7. Warranty paperwork is only useful if it says what is actually covered

If a dealer says the car comes with a warranty, ask to see the paperwork before you agree the deal. Not after.

You want to know:

  • how long the cover lasts
  • who administers it
  • whether there is a claim limit per repair
  • which parts are excluded
  • whether servicing conditions apply

A one-line promise of "three months warranty included" sounds comforting, but it tells you almost nothing.

If you are weighing up how much value that cover really adds, our guide to used car dealer warranties explains where buyers often get caught out.

8. Evidence of recent expensive work can be more valuable than old general paperwork

Buyers sometimes fixate on having every historic sheet, then ignore the one invoice that could save them real money.

If the car is at an age or mileage where big jobs become relevant, ask for proof of those specific items. Depending on the model, that might include a timing belt kit, automatic gearbox service, hybrid battery check, clutch and flywheel, or a recent set of matching tyres.

A ten-year-old car with partial old paperwork but clear proof of important recent work can be a safer buy than a car with a lovely early service file and nothing substantial from the last few years.

9. Recall and repair records are worth checking too

A seller will not always volunteer that a car had a recall outstanding, or that a common fault was repaired under manufacturer action.

That is why it is sensible to ask what recall work has been done and cross-check what you can. On some cars, proof that a known issue was fixed is genuinely valuable. On others, the absence of any record should prompt a little more digging.

Motoring Mojo also has a quick guide to running a used car recall check before you buy.

The paperwork people worry about too much

Not every missing item should kill the deal.

These can be useful, but they are not always essential on their own:

  • old MOT certificates, because the official online history now does most of that job
  • the original handbook, because replacements can usually be found
  • every past service stamp, if there is credible digital history and supporting invoices
  • accessory leaflets, radio codes or sales brochures

A missing handbook is annoying. A missing V5C, unexplained service gap or refusal to provide a receipt is much more serious.

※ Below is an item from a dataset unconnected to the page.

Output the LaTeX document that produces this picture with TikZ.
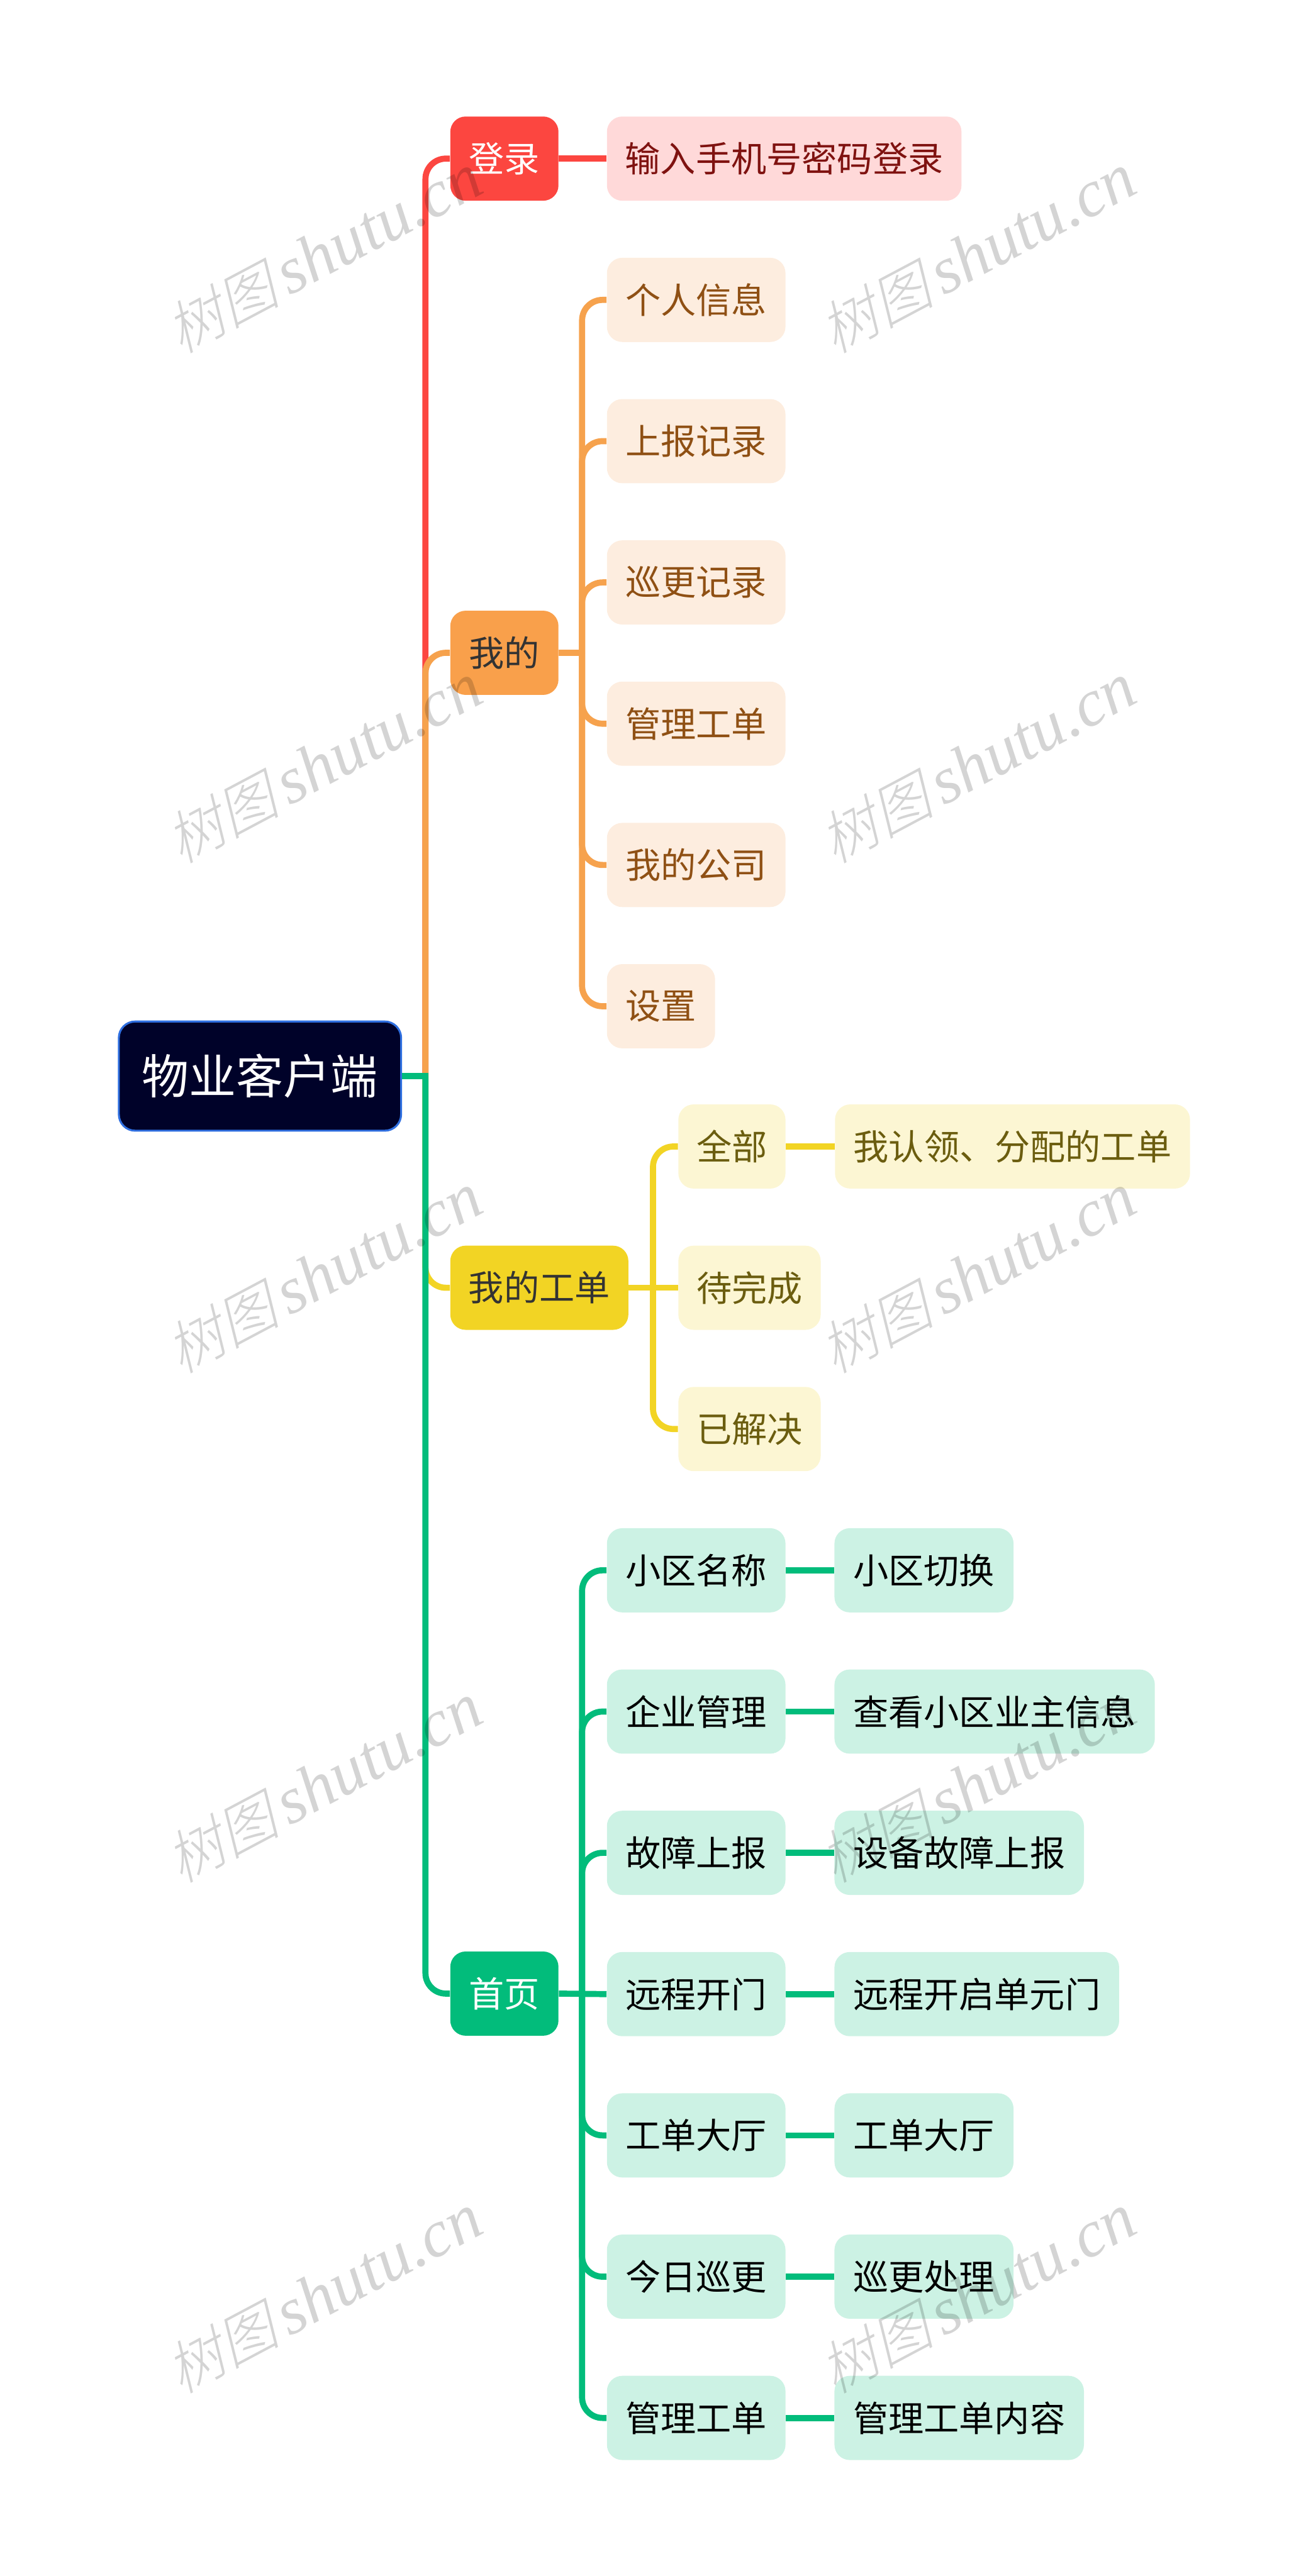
\documentclass[tikz,border=0pt]{standalone}
\usepackage{fontspec}
\setmainfont{Noto Sans CJK SC}
\newfontfamily\wmcjk[FakeSlant=0.25]{Noto Sans CJK SC Light}
\newfontfamily\wmlat{Liberation Serif}
\definecolor{cred}{HTML}{FC4640}
\definecolor{cora}{HTML}{F6A24D}
\definecolor{bora}{HTML}{F9A04B}
\definecolor{cyel}{HTML}{F2D424}
\definecolor{cgrn}{HTML}{02BC7B}
\definecolor{fred}{HTML}{FFD9D9}
\definecolor{fora}{HTML}{FDEDDF}
\definecolor{fyel}{HTML}{FCF6D3}
\definecolor{fgrn}{HTML}{CCF2E4}
\definecolor{tred}{HTML}{7F1210}
\definecolor{tora}{HTML}{8F5014}
\definecolor{tyel}{HTML}{6B5D0F}
\definecolor{tdark}{HTML}{333333}
\definecolor{troot}{HTML}{000229}
\definecolor{broot}{HTML}{2F6FE0}
\tikzset{
  wd/.style={minimum width=#1*0.01cm},
  box/.style={rectangle,rounded corners=0.3cm,anchor=west,inner sep=0pt,minimum height=1.65cm,font=\fontsize{19.7}{24}\selectfont},
  rootbox/.style={rectangle,rounded corners=0.32cm,anchor=west,inner sep=0pt,minimum height=2.14cm,minimum width=5.53cm,fill=troot,draw=broot,line width=1.1pt,text=white,font=\fontsize{26.3}{32}\selectfont},
  lred/.style={box,fill=cred,text=white},
  lora/.style={box,fill=bora,text=tdark},
  lyel/.style={box,fill=cyel,text=tdark},
  lgrn/.style={box,fill=cgrn,text=white},
  sred/.style={box,fill=fred,text=tred},
  sora/.style={box,fill=fora,text=tora},
  syel/.style={box,fill=fyel,text=tyel},
  sgrn/.style={box,fill=fgrn,text=black},
  conn/.style={line width=3.4pt},
  curved conn/.style={line width=3.4pt,rounded corners=0.4cm},
  wmark/.style={rotate=28,opacity=0.17,text=black,inner sep=0pt},
}
\newcommand{\wmtext}{{\fontsize{32}{40}\selectfont\wmcjk 树图}\kern 5pt{\fontsize{37}{40}\selectfont\wmlat\itshape shutu.cn}}
\begin{document}
\begin{tikzpicture}[x=0.01cm,y=-0.01cm]
\useasboundingbox (0,0) rectangle (2560,5051);
\coordinate (sa) at (834,0);
\coordinate (sb) at (1141,0);
\coordinate (sc) at (1280,0);
% nodes
\node[rootbox] (root) at (231,2110) {物业客户端};
\node[lred,wd=212] (login) at (882,311) {登录};
\node[lora,wd=212] (mine) at (882,1280) {我的};
\node[lyel,wd=349] (orders) at (882,2525) {我的工单};
\node[lgrn,wd=212] (home) at (882,3909) {首页};
\node[sred,wd=695] (a1) at (1189,311) {输入手机号密码登录};
\node[sora,wd=350] (b1) at (1189,588) {个人信息};
\node[sora,wd=350] (b2) at (1189,865) {上报记录};
\node[sora,wd=350] (b3) at (1189,1142) {巡更记录};
\node[sora,wd=350] (b4) at (1189,1419) {管理工单};
\node[sora,wd=350] (b5) at (1189,1696) {我的公司};
\node[sora,wd=212] (b6) at (1189,1973) {设置};
\node[syel,wd=210] (c1) at (1329,2248) {全部};
\node[syel,wd=279] (c2) at (1329,2525) {待完成};
\node[syel,wd=279] (c3) at (1329,2802) {已解决};
\node[syel,wd=696] (c1a) at (1636,2248) {我认领、分配的工单};
\node[sgrn,wd=350] (d1) at (1189,3079) {小区名称};
\node[sgrn,wd=350] (d2) at (1189,3356) {企业管理};
\node[sgrn,wd=350] (d3) at (1189,3633) {故障上报};
\node[sgrn,wd=350] (d4) at (1189,3910) {远程开门};
\node[sgrn,wd=350] (d5) at (1189,4187) {工单大厅};
\node[sgrn,wd=350] (d6) at (1189,4464) {今日巡更};
\node[sgrn,wd=350] (d7) at (1189,4741) {管理工单};
\node[sgrn,wd=351] (e1) at (1635,3079) {小区切换};
\node[sgrn,wd=628] (e2) at (1635,3356) {查看小区业主信息};
\node[sgrn,wd=489] (e3) at (1635,3633) {设备故障上报};
\node[sgrn,wd=558] (e4) at (1635,3910) {远程开启单元门};
\node[sgrn,wd=351] (e5) at (1635,4187) {工单大厅};
\node[sgrn,wd=351] (e6) at (1635,4464) {巡更处理};
\node[sgrn,wd=489] (e7) at (1635,4741) {管理工单内容};
% main spine, bottom colours over top ones
\draw[curved conn,cred] (sa |- root.east) -- (sa |- login.west) -- (login.west);
\draw[curved conn,cora] (sa |- root.east) -- (sa |- mine.west) -- (mine.west);
\draw[curved conn,cyel] (sa |- root.east) -- (sa |- orders.west) -- (orders.west);
\draw[curved conn,cgrn] (sa |- root.east) -- (sa |- home.west) -- (home.west);
\draw[conn,cgrn] (root.east) -- ([xshift=0.06cm]sa |- root.east);
% sub branches
\draw[conn,cred] (login.east) -- (a1.west);
\foreach \n in {b1,b2,b3,b4,b5,b6}
  \draw[curved conn,cora] (sb |- mine.east) -- (sb |- \n.west) -- (\n.west);
\draw[conn,cora] (mine.east) -- ([xshift=0.06cm]sb |- mine.east);
\draw[curved conn,cyel] (sc |- orders.east) -- (sc |- c1.west) -- (c1.west);
\draw[curved conn,cyel] (sc |- orders.east) -- (sc |- c3.west) -- (c3.west);
\draw[conn,cyel] (orders.east) -- (c2.west);
\draw[conn,cyel] (c1.east) -- (c1a.west);
\foreach \n in {d1,d2,d3,d5,d6,d7}
  \draw[curved conn,cgrn] (sb |- home.east) -- (sb |- \n.west) -- (\n.west);
\draw[conn,cgrn] (home.east) -- (d4.west);
\foreach \n/\m in {d1/e1,d2/e2,d3/e3,d4/e4,d5/e5,d6/e6,d7/e7}
  \draw[conn,cgrn] (\n.east) -- (\m.west);
% watermarks
\foreach \wy [count=\i] in {497,1497,2497,3497,4498}{
  \node[wmark] (wl\i) at (634,\wy) {\wmtext};
  \node[wmark] (wr\i) at (1916,\wy) {\wmtext};
}
\end{tikzpicture}
\end{document}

When missing paperwork should make you walk away

Be very cautious if:

  • the seller cannot produce a V5C and the explanation keeps changing
  • the VIN on the car does not match the paperwork
  • the mileage story does not line up across MOT history and invoices
  • the seller resists giving a written receipt
  • the advert claims full service history but there is almost no proof behind it
  • there is pressure to pay quickly before you have checked anything properly

One issue can have an innocent explanation. Several at once usually mean it is time to leave.

A simple used car paperwork checklist before you pay

If you want the short version, try not to hand over money until you have checked:

  1. the V5C details against the car
  2. the DVLA vehicle record
  3. the MOT history record
  4. the service history and key invoices
  5. the finance status through a proper history check
  6. any warranty wording in writing
  7. a proper sales invoice or signed receipt

That will not guarantee a perfect car, but it will strip away a lot of avoidable risk.

The bottom line

Used car paperwork is not about collecting documents for the sake of it. It is about checking whether the story, the condition and the official record all line up.

When they do, buying gets much easier. When they do not, the paperwork usually tells you that before the car does.